Many investing opportunities can arise from a rapidly changing environment. However, you need to ensure that you are always one-step ahead. As Apple has learned, it is not an easy thing to do.
This past week, Apple, with fanfare and brilliant showmanship launched new iPhones, a new mobile operating system and the new Apple Watch. You would think with all that went into this launch, Apple would sit back and bask in all its glory. Yet, the likelihood is, Apple is already planning its next release of iPads, new iMacs and possibly a new Apple TV.
Technology is evolving so quickly that it is impossible to enjoy the rewards you have reaped and remain stagnant for very long. This not only applies to tech companies like Apple, but to manufacturers of say motor vehicles and even shavers, products whose life span has become shortened. Another example is the music industry. The past three decades have seen the rise and fall of three media formats (records, tapes and CDs) and the industry is continuously looking to market the next best format.
If you cannot be innovative in this environment, the prospect of long-term survival is slim to none. Competitors are constantly working to find the next product that consumers are going to want.
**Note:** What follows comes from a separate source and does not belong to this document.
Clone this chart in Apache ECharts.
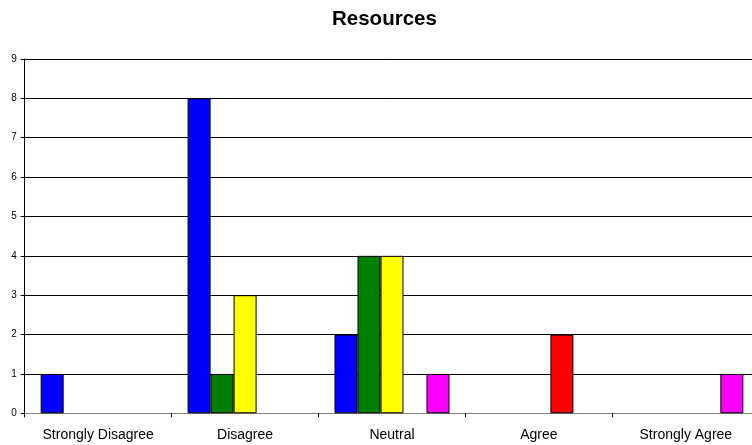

That is the nature of capitalism.
Is Apple unstoppable?
While it may seem that they are unstoppable, even Apple must be constantly on its toes if it plans to survive. One company that nobody thought could be stopped was Nokia. Nokia was eventually sold what was left of its mobile phone company to Microsoft for just US$7bn. Nokia was still making a great product, but it missed the boat when it came to making the transition from phone to personal device. It just never developed the software that was necessary to compete in the market.
On several occasions, Apple reached a point where they could have gone the way of Nokia. The difference was that they were able to reinvent themselves and revitalize the company. Chief Executive, Tim Cook, learned a lesson from Nokia’s failure. He said, ‘I think Nokia is a reminder to everyone in business that you have to keep innovating and that to not innovate is to die.’ It is important to remember that just because you recognize that something is going to be difficult does not mean the fight is going to be easier.
The question then is how do you value an earnings stream that will have to evolve every few years or die? It’s safe to say that none of the units it is selling now will even be on sale in a few years. Indeed the products of 2025 will have barely made the drawing board (or interactive white wall).
Easy, yet hard
The only solution is to try to value what has the best chance of bringing the best new products to the market. This means focusing more on the creative environment than the products or the earning streams themselves. This means putting a value on the business’ network of suppliers, design culture, its complex system of apps, routes to market and the perception of the company held by consumers.
If you are thinking that valuing these factors is hard, then you are correct. It is. In 2000 Warren Buffett said that he had ‘embraced the 21st century by entering such cutting-edge industries and brick, carpet, insulation and paint’. Even these types of industries are beginning to change more rapidly.
The positive about this all is that investing is only as easy as it is hard. Imagine that companies were easy to value. They would be valued perfectly every time and investors would never make a profit. On the other hand, a complicated and rapidly evolving environment is perfect for creating opportunities for investors. The key is remaining a step ahead of everyone else. That is what Apple has been doing and needs to continue to do in order to survive. It is as easy as it is hard.